Aprendi muito ouvindo pessoas diferentes de mim. A história oral é um aprendizado que exige de nós humildade, em primeiro lugar, como pesquisadores. Desse aprendizado, posso sugerir algumas condutas para quem quer trabalhar com história oral:

– leia muito sobre teoria e procedimentos, pois história oral não é o mesmo que gravar e transcrever entrevistas;

– lembre-se que você não está dando voz a ninguém, mas escuta atenta. A voz pertence às pessoas;

– como em qualquer projeto, planeje o trabalho com história oral. Pergunte: por quê, para quê, para quem, como, quando, onde? O que quer saber, como proceder, metodologicamente;

– escolha um gênero de história oral: história de vida, temática, testemunhal, relato de vida. São formas diferentes que levam a procedimentos diferentes, principalmente em relação à ideia de verdade, significado e devolução ao grupo ou pessoa entrevistada;

– leia sobre as relações entre memória e história;

– a mentira; o erro e o desejo também podem ser considerados, dependendo dos objetivos de sua pesquisa;

– respeite as narrativas e não esqueça que o documento produzido tem caráter dialógico;

– não publique nada sem o consentimento do entrevistado.

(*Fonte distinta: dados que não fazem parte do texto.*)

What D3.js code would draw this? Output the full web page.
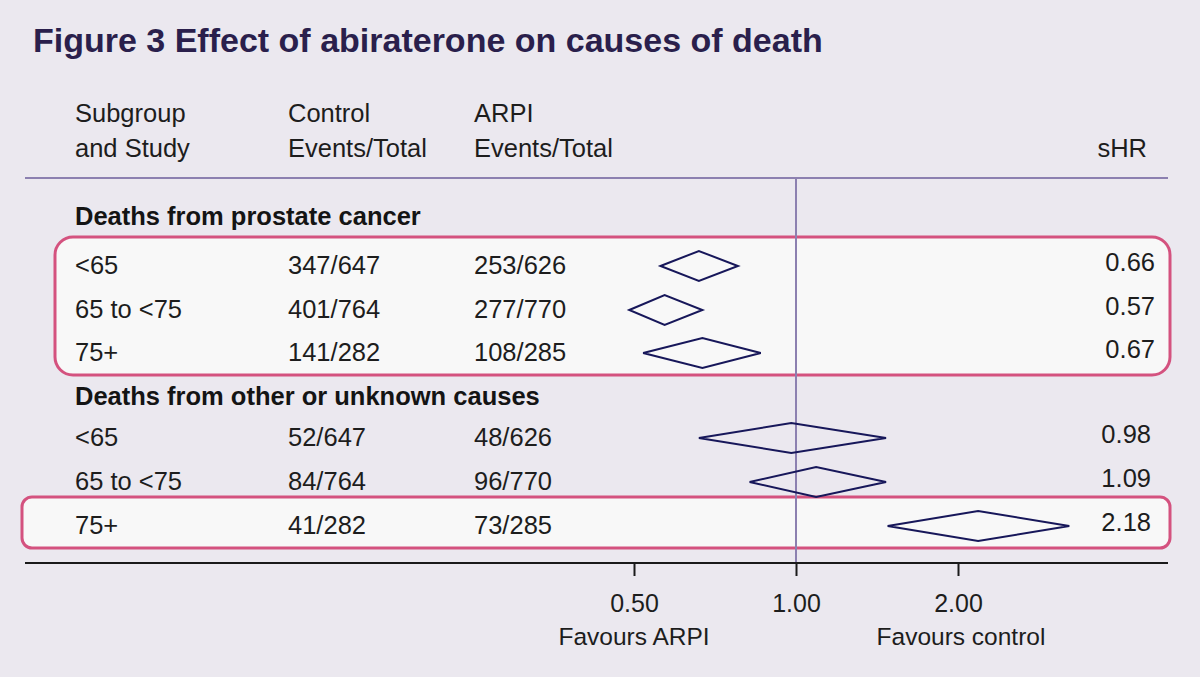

Ele é a pessoa mais importante de seu trabalho;

– comprometa-se eticamente com o sentido social ou político das histórias que quer pesquisar e publicizar.

Por último, lembre-se: quando passar a ouvir pessoas com delicadeza, aprenderá que, depois de conhecê-las, toda história merece ser registrada (seja pela História, seja pela Literatura) e que  você não conseguirá deixá-las para trás.

 

Agradecemos imensamente a disposição da professora Marta em aceitar nosso convite.